Action 4 Botton

Action for Botton

This was the text of the leaflet informing the public about Botton's problems with its charity and the launch of Action for Botton June 2014

Here is a printable version of the leaflet with the same content as PDF

This beautiful and caring community of volunteer families and learning disabled people is being destroyed by the very body that should be fostering and supporting it. 

What is Botton?

For nearly 60 years, Botton Village has provided a sustainable way of living with adults with a learning disability in a community where all work according to their abilities, supported where necessary by the vocational volunteer families known as co-workers with whom they can live in shared family-like homes.  This Camphill community was founded on the principles of Rudolf Steiner and has offered happy confident homes very different from most private or local authority providers.  It helps that it is at the head of a beautiful dale in the North York Moors and over the years has established its organic farms, bakery, creamery, wood-workshop and other places where villagers contribute as they can. 

Why is it now threatened?

Together with the Camphill Village Trust (CVT), Botton co-workers were making tremendous efforts to adapt to the requirements of current social care legislation. Although this has been successful and co-workers thought they were working in partnership with CVT, its chair and chief executive told them on 13 May 2014 that all co-workers had to leave the village community in the coming months unless they applied to become employed staff. However, employees would need to live separate from the villagers or outside the village. A thriving community where people with and without disabilities have been living and working together happily and like equals is being taken apart and restructured to become a managed provider of housing and support for the disabled. CVT said they needed to do this for tax reasons, which is, particularly in respect of Botton, heavily contested by other legal and tax advice.

How can they do this?

We now know that a small group of officials at the top of CVT has taken extraordinary steps to control the charity and its membership. In 2012 they managed to alter the charity constitution by threatening every member with expulsion if they voted against a key proposal, as a consequence of which the board now has only independent trustees and nobody left to represent Camphill co-workers and their values. They have also been barring people from becoming new members of the charity if they were even related to co-workers or simply expressed support for the Camphill principles of community living, effectively engineering the voting membership list in favour of their stated reform plans. As a consequence, a few individuals with seemingly no sympathy for Camphill life have now 'taken over' this great charity.

Having silenced and disempowered the vocational co-workers in their own charity, the operational team is now in the process of eliminating them altogether. Many co-workers now feel very vulnerable, and co-workers who do not declare allegiance to CVT's plans (80% of Botton's co-workers) have been stripped of their community management roles.
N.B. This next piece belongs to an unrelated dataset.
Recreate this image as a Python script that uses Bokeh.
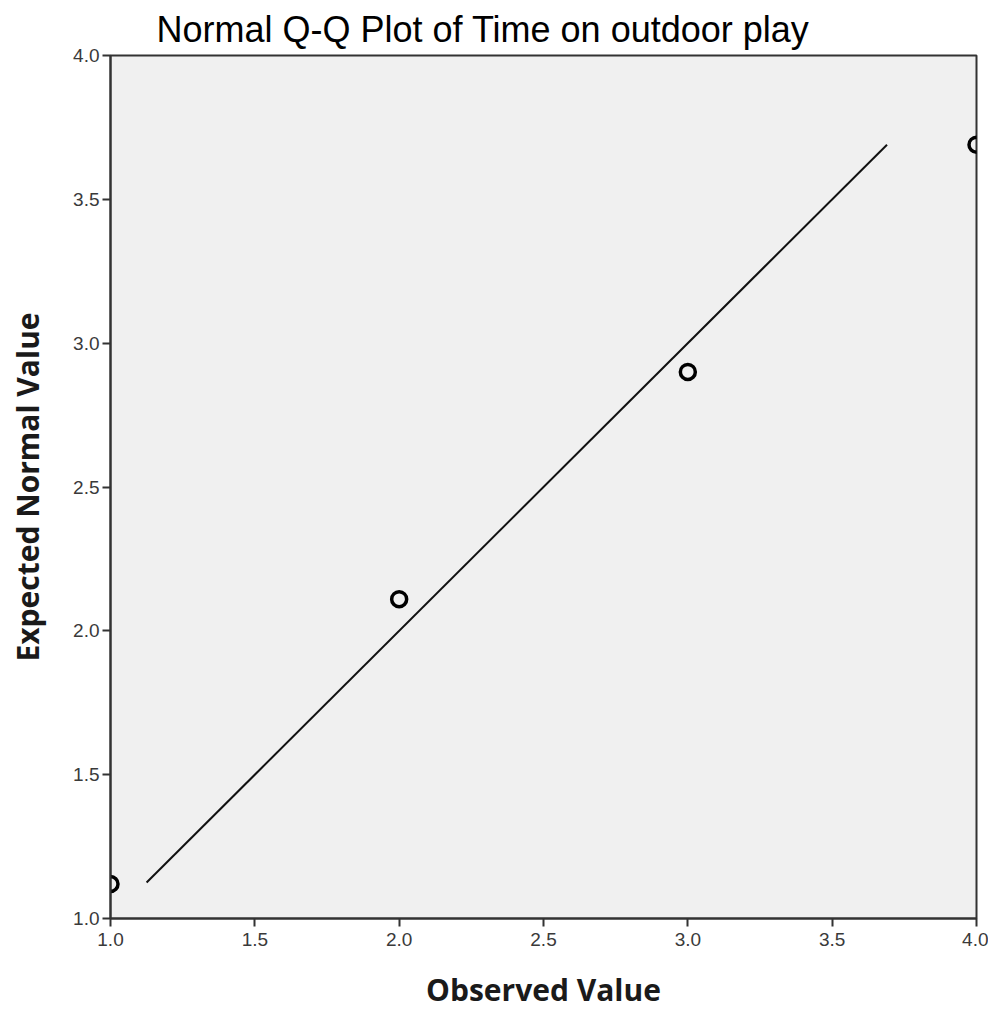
from bokeh.plotting import figure
from bokeh.models import Range1d, FixedTicker, Title, NumeralTickFormatter
from bokeh.embed import file_html
from bokeh.resources import INLINE

# Data
observed = [1.0, 2.0, 3.0, 4.0]
expected = [1.12, 2.11, 2.90, 3.69]
line_x = [1.125, 3.69]
line_y = [1.125, 3.69]
ticks = [1.0, 1.5, 2.0, 2.5, 3.0, 3.5, 4.0]

p = figure(width=988, height=1016, output_backend="svg", toolbar_location=None,
           x_range=Range1d(1.0, 4.0), y_range=Range1d(1.0, 4.0),
           min_border_left=110, min_border_right=12, min_border_top=54,
           min_border_bottom=98)

p.title = Title(text="Normal Q-Q Plot of Time on outdoor play", align="left",
                text_font="Liberation Sans", text_font_size="36px",
                text_font_style="normal", text_color="#000000", offset=46,
                standoff=12)

p.background_fill_color = "#f0f0f0"
p.border_fill_color = "white"
p.outline_line_color = "#333333"
p.outline_line_width = 2
p.grid.visible = False

for ax in (p.xaxis, p.yaxis):
    ax.ticker = FixedTicker(ticks=ticks)
    ax.formatter = NumeralTickFormatter(format="0.0")
    ax.minor_tick_line_color = None
    ax.major_tick_out = 8
    ax.major_tick_in = 0
    ax.major_tick_line_width = 2
    ax.major_tick_line_color = "#333333"
    ax.axis_line_width = 2
    ax.axis_line_color = "#333333"
    ax.major_label_text_font = "Liberation Sans"
    ax.major_label_text_font_size = "19px"
    ax.major_label_text_color = "#3a3a3a"
    ax.axis_label_text_font = "Open Sans"
    ax.axis_label_text_font_style = "bold"
    ax.axis_label_text_font_size = "30px"
    ax.axis_label_text_color = "#1a1a1a"

p.xaxis.axis_label = "Observed Value"
p.yaxis.axis_label = "Expected Normal Value"
p.xaxis.axis_label_standoff = 20
p.yaxis.axis_label_standoff = 22
p.xaxis.major_label_standoff = 6
p.yaxis.major_label_standoff = 3

p.line(line_x, line_y, line_color="#111111", line_width=2)
p.scatter(observed, expected, marker="circle", size=15, fill_color=None,
          line_color="black", line_width=3.5)

open("out.html", "w").write(file_html(p, INLINE))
These and other controversial actions of the current CVT leadership have now caused deep fear and mistrust in their communities.

Why is that so bad?

Essential to Camphill communities are the long-term co-workers, those families who share their lives and homes, work with and support people in need, as a vocational commitment, out of love. Life-sharing and voluntary commitment clearly was what Karl König had in mind when he founded the Camphill Village Trust in October 1954.  “We are convinced that we could not do our work in the same manner if we were employees and received a salary, because we know that work that is paid loses its social value.” To help them realise this vision the Macmillan family offered König and CVT their Botton Hall and surrounding farms in the Danby Dale in 1955.

Three core principles have created the successful, enduring and stable body of Camphill. They are: voluntary commitment, shared living and meaningful work. The beauty and purpose, recognised by so many who have come into contact with Camphill, lie within these three interwoven and interdependent principles. Importantly, Camphill communities are intentional self-directing communities, whilst CVT has established an operational team that has taken full control in managing more and more employed staff, the signature of a typical social care provider but not a Camphill community of people living together. The sad reality is that Karl König, the man who founded the Camphill Village Trust, would no doubt be rejected if he asked to become a member of the charity today, and would by now have received a letter from CVT asking him to leave Botton.

Surely the co-workers should be working with CVT?

There was no attempt by CVT to have a meaningful discussion with the co-workers, nor with the supported adults, their relatives, or others directly involved.  However, a recent consultation process commissioned by CVT told them that the people supported and their families were overwhelmingly in favour of the vocational co-worker and life sharing model. The co-workers, despite their shock at the bombshell dropped on 13 May, have pleaded with CVT to stop their intended course and start working with those actually at Botton to find a better solution. This has not happened and CVT refuse to disclose documents on which their decision is based.

One is left asking why CVT is dismantling this much loved community based on volunteer life sharing.  What is clear is that they intend to ignore that this plan runs against the principles under which the charity was established and by which they should feel themselves bound.  In the current climate, most co-workers feel besieged and intimidated by the way CVT uses control and ultimata.  It is only after the failure of every attempt to engage CVT that this public appeal is launched.  Without your positive and immediate help and support the Botton many know and love and which has been a beacon of sharing and caring in this world will no longer exist.